• _Required task_
Starting at the first line of the data below, retype every line up to and including the one containing "const zip = (a, b)".

• _Given material_
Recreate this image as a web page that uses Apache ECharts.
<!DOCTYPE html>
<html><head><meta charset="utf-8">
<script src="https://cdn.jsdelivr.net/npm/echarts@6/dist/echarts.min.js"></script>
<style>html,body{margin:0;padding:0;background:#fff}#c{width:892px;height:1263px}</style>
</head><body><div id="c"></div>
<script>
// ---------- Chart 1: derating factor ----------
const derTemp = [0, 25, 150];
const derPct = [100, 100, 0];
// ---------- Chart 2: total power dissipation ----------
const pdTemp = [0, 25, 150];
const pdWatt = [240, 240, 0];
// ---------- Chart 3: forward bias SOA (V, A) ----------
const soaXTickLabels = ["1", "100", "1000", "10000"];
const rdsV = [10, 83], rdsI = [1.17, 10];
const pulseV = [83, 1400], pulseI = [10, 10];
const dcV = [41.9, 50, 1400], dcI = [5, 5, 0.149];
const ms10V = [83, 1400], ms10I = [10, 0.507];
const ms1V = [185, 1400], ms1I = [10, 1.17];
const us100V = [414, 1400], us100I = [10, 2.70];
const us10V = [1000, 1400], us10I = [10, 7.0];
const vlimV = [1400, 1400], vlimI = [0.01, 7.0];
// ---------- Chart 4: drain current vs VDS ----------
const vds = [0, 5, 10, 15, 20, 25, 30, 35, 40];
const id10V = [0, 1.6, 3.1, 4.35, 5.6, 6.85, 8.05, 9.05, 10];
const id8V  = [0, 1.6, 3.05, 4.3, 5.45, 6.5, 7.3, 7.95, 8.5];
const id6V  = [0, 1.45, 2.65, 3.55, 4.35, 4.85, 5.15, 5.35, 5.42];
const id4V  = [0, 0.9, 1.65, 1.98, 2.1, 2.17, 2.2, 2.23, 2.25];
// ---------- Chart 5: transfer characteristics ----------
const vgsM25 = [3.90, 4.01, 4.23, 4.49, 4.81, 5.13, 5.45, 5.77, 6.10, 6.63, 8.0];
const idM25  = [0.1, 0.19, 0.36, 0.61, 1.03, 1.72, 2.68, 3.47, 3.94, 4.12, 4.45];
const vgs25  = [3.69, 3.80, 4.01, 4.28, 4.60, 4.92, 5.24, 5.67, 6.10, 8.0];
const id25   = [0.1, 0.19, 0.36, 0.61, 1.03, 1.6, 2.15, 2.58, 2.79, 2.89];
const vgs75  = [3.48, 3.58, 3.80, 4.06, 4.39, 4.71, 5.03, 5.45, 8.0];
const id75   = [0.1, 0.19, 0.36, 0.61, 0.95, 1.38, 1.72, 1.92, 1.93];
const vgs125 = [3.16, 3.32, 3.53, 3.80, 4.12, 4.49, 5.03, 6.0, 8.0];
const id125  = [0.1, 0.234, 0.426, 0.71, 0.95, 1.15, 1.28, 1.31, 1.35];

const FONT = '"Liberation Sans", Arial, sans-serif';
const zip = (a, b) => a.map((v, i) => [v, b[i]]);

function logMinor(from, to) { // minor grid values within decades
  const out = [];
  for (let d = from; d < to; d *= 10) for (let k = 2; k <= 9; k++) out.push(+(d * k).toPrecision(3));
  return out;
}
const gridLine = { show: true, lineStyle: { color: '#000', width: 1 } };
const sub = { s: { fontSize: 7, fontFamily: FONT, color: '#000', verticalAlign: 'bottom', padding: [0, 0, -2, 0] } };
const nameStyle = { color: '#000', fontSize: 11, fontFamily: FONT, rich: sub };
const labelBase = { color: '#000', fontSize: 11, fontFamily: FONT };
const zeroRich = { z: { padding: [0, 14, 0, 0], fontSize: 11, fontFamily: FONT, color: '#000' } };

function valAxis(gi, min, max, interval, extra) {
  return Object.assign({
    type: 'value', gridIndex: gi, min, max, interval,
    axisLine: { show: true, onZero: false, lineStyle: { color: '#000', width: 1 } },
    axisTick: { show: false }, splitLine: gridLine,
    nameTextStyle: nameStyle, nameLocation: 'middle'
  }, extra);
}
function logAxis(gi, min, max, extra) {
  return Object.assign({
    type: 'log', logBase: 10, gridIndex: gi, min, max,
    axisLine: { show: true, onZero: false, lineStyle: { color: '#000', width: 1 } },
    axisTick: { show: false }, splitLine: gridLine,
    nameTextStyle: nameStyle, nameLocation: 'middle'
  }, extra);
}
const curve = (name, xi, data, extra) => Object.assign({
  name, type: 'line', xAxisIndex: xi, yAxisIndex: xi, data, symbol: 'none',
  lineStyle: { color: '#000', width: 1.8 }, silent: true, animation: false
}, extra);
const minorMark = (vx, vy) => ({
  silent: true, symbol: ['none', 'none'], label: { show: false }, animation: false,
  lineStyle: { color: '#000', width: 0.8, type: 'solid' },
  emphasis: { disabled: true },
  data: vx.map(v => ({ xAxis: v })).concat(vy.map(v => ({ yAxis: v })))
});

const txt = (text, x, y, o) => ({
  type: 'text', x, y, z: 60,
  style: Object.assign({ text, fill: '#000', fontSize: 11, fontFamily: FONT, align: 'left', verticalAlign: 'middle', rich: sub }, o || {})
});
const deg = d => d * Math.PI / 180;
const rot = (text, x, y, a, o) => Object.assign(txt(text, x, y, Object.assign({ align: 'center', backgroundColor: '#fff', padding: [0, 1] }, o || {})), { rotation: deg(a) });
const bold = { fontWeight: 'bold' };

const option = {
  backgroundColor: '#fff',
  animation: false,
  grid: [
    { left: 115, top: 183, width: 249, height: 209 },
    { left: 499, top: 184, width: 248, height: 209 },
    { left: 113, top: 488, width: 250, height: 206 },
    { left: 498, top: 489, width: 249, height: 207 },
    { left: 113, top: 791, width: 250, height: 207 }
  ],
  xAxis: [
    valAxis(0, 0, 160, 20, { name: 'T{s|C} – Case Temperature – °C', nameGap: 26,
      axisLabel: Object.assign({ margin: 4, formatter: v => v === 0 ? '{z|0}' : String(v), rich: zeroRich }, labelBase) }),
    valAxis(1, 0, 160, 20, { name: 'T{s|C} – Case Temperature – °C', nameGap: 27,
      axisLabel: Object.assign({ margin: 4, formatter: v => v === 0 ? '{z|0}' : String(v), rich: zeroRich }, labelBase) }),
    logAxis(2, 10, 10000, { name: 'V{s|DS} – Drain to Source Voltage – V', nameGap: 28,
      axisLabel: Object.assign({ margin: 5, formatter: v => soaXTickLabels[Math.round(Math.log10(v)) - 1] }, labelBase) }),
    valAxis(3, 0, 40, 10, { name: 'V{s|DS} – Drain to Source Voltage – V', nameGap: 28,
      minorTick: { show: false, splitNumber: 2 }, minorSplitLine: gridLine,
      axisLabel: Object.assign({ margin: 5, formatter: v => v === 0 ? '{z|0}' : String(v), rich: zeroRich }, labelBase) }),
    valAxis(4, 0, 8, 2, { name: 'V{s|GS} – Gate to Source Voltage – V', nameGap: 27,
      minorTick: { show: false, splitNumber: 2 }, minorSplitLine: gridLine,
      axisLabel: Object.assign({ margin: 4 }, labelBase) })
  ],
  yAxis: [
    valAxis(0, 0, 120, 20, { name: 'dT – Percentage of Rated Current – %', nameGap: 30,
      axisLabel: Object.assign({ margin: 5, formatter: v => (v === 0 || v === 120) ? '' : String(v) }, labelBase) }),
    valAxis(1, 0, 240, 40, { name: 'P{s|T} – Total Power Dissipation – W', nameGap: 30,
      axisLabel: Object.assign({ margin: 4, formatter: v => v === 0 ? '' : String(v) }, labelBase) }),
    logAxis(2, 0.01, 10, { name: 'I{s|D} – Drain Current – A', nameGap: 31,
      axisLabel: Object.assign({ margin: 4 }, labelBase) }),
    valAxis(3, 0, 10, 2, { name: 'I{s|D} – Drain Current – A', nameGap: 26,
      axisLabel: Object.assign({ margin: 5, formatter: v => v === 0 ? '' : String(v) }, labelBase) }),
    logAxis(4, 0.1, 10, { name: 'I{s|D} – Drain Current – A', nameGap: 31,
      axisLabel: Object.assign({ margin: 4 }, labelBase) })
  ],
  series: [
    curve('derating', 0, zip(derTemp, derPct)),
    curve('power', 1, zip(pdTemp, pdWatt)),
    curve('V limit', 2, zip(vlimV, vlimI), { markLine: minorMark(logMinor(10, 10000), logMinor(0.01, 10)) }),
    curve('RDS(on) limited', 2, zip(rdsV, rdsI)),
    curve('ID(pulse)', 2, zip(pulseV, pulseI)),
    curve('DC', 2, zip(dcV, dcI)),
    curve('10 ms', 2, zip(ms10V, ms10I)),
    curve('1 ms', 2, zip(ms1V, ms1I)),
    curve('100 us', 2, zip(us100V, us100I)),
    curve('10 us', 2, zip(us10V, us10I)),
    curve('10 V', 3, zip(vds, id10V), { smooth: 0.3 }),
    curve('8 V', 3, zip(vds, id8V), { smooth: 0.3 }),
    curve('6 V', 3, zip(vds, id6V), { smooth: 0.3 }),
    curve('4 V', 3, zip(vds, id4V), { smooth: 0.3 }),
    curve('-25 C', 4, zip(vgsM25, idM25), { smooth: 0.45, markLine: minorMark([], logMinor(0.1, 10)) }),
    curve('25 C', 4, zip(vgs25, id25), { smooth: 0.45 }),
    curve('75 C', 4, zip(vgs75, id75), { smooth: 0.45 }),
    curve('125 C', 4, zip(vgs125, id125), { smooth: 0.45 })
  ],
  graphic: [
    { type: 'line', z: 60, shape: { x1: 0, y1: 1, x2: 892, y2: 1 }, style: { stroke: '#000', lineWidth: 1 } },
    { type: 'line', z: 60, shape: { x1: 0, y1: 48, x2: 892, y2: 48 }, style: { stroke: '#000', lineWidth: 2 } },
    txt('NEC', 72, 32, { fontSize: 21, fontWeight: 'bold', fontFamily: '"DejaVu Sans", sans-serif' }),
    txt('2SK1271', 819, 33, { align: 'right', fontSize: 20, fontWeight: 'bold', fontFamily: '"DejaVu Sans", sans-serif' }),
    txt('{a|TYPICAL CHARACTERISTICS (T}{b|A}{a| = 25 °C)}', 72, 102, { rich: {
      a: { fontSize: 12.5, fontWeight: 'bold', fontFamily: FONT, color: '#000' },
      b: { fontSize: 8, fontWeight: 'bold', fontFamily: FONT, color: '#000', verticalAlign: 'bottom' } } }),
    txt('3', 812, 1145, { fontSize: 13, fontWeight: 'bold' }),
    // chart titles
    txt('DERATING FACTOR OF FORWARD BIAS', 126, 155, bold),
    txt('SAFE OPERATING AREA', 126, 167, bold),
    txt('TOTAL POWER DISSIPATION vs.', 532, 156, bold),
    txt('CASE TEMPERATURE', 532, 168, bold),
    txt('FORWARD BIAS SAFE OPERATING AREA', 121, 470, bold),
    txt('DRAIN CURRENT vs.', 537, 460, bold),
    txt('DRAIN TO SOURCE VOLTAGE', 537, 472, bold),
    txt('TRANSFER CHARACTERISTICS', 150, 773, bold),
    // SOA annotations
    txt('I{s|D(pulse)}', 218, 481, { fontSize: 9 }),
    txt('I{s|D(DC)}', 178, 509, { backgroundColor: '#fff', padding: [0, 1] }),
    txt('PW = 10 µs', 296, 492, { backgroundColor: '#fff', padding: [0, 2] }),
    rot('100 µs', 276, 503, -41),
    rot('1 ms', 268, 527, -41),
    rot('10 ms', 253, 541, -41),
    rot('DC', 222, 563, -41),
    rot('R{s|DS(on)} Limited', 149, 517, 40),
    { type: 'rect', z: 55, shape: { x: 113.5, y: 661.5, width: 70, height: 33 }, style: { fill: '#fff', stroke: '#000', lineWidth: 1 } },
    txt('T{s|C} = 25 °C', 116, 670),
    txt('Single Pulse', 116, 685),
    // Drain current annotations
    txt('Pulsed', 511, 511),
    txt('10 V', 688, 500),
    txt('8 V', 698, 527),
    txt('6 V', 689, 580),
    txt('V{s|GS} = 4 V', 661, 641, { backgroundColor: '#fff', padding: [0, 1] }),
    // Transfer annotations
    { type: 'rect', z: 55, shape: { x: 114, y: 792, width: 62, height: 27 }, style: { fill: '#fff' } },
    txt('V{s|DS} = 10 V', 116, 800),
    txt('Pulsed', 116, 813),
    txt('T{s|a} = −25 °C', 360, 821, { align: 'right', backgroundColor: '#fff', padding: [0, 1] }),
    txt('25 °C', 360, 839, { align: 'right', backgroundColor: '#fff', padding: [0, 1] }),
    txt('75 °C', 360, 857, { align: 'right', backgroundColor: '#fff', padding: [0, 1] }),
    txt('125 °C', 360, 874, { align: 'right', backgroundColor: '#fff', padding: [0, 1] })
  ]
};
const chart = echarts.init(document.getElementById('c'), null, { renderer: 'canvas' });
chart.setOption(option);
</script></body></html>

• _In response_
Recreate this image as a web page that uses Apache ECharts.
<!DOCTYPE html>
<html><head><meta charset="utf-8">
<script src="https://cdn.jsdelivr.net/npm/echarts@6/dist/echarts.min.js"></script>
<style>html,body{margin:0;padding:0;background:#fff}#c{width:892px;height:1263px}</style>
</head><body><div id="c"></div>
<script>
// ---------- Chart 1: derating factor ----------
const derTemp = [0, 25, 150];
const derPct = [100, 100, 0];
// ---------- Chart 2: total power dissipation ----------
const pdTemp = [0, 25, 150];
const pdWatt = [240, 240, 0];
// ---------- Chart 3: forward bias SOA (V, A) ----------
const soaXTickLabels = ["1", "100", "1000", "10000"];
const rdsV = [10, 83], rdsI = [1.17, 10];
const pulseV = [83, 1400], pulseI = [10, 10];
const dcV = [41.9, 50, 1400], dcI = [5, 5, 0.149];
const ms10V = [83, 1400], ms10I = [10, 0.507];
const ms1V = [185, 1400], ms1I = [10, 1.17];
const us100V = [414, 1400], us100I = [10, 2.70];
const us10V = [1000, 1400], us10I = [10, 7.0];
const vlimV = [1400, 1400], vlimI = [0.01, 7.0];
// ---------- Chart 4: drain current vs VDS ----------
const vds = [0, 5, 10, 15, 20, 25, 30, 35, 40];
const id10V = [0, 1.6, 3.1, 4.35, 5.6, 6.85, 8.05, 9.05, 10];
const id8V  = [0, 1.6, 3.05, 4.3, 5.45, 6.5, 7.3, 7.95, 8.5];
const id6V  = [0, 1.45, 2.65, 3.55, 4.35, 4.85, 5.15, 5.35, 5.42];
const id4V  = [0, 0.9, 1.65, 1.98, 2.1, 2.17, 2.2, 2.23, 2.25];
// ---------- Chart 5: transfer characteristics ----------
const vgsM25 = [3.90, 4.01, 4.23, 4.49, 4.81, 5.13, 5.45, 5.77, 6.10, 6.63, 8.0];
const idM25  = [0.1, 0.19, 0.36, 0.61, 1.03, 1.72, 2.68, 3.47, 3.94, 4.12, 4.45];
const vgs25  = [3.69, 3.80, 4.01, 4.28, 4.60, 4.92, 5.24, 5.67, 6.10, 8.0];
const id25   = [0.1, 0.19, 0.36, 0.61, 1.03, 1.6, 2.15, 2.58, 2.79, 2.89];
const vgs75  = [3.48, 3.58, 3.80, 4.06, 4.39, 4.71, 5.03, 5.45, 8.0];
const id75   = [0.1, 0.19, 0.36, 0.61, 0.95, 1.38, 1.72, 1.92, 1.93];
const vgs125 = [3.16, 3.32, 3.53, 3.80, 4.12, 4.49, 5.03, 6.0, 8.0];
const id125  = [0.1, 0.234, 0.426, 0.71, 0.95, 1.15, 1.28, 1.31, 1.35];

const FONT = '"Liberation Sans", Arial, sans-serif';
const zip = (a, b) => a.map((v, i) => [v, b[i]]);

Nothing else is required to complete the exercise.